You would never suspect that the tomb was completed so quickly, though. As well as the beautiful architecture, the grounds include landscaped lakes, canals and gardens.
Visitors to the grounds of the tomb can freely explore most of the sites, but the gate to the tomb is only opened once a year on the anniversary of Emperor Minh Mang’s death.
THIEN MU PAGODA
Overlooking the Perfume River on Ha Khe Hill, the seven-story Thien Mu Pagoda is the tallest religious building in Vietnam. The temple itself was established at the location in 1601, but the tower was later constructed in 1844.

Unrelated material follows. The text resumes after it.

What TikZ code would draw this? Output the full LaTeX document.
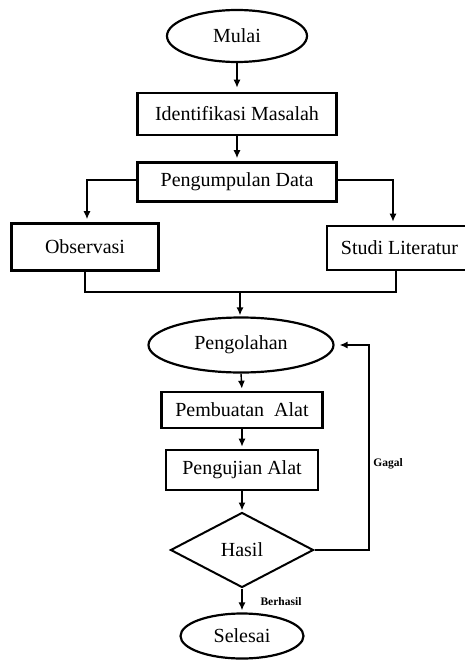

The temple grounds are not only beautiful, but it is also a site of political significance. During the “Buddhist Crisis” of 1963, the Catholic government cracked down on Buddhism in the country, despite the majority of Vietnamese being Buddhist at the time. When nine unarmed Buddhists were shot in Hue, Thein Mu Pagoda became an organizing point for those involved in the movement. When the government refused appeals for religious equity, Buddhist monk Thich Quang Duc drove to Saigon (Ho Chi Minh City) and in protest, sacrificed himself by setting himself on fire.
The event was captured in a world famous photograph by Malcom Browne. In the back of the photo, you can see the car which Thich Quang Duc drove. If you don’t know to look for it, you may even miss it, but tucked to the side in a building behind the main prayer hall of Thien Mu Pagoda the car sits on display commemorating those events.